4. Back-to-back days
Many athletes will complain that LSD rides simply don’t hurt enough. That’s why I’ll often prescribe several LSD days in a row. By the third day, you’ll have all the “hurt” that you need. To train a system, you must stress it. The best way to stress your central system isn’t with intensity but volume. On your big weeks, do several LSD days in a row. Then make sure you follow it up with recovery days.
5. Skip the weekend throw-down
When I was training at the Canadian National Center, I remember a day in December when the head coach couldn’t make our regular ride. We were, instead, instructed to do the local weekend throw-down. The national champions among us& refused, complaining that the local masters went way too fast. The lesson here is that the local weekend throw-down is a great early season prep ride, but take a pass on it between November and January.
6. A little threshold work never hurt anyone
A little interval work in the off-season can be good, just be sure to make them threshold intervals. These are intervals of about 4-8 minutes at your threshold power. A total of 25-30 minutes at threshold, once or twice per week, is all you need.
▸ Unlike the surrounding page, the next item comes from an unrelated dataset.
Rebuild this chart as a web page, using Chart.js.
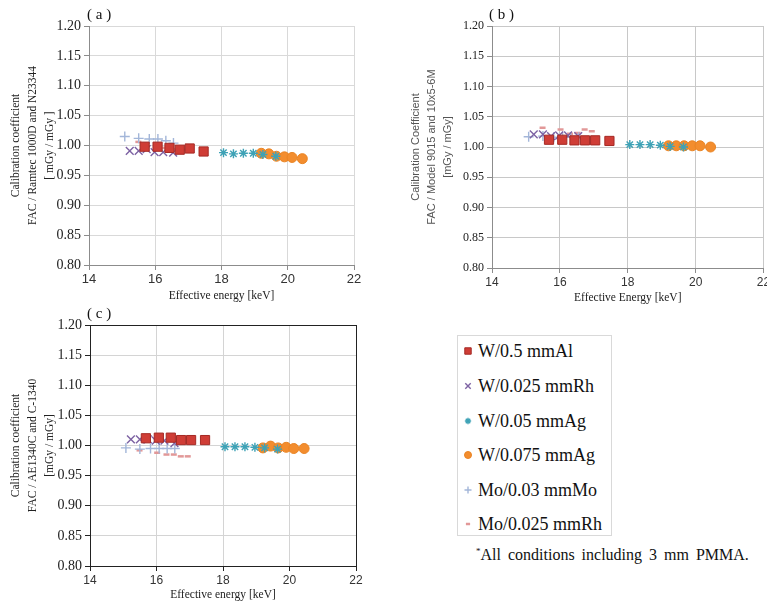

7. Watch your heart rate drop
Think of your heart like a billow: A bigger billow can pump a lot more air with each stroke. Now try to quickly pump that big billow. Notice anything? As your central conditioning improves, and your heart gets bigger, you should see a gradual drop in both your resting and max heart rate.
8. The six-week rule
Remember that it takes six weeks to develop your peripheral conditioning. So, start the high-intensity intervals about six to eight weeks before your first important race.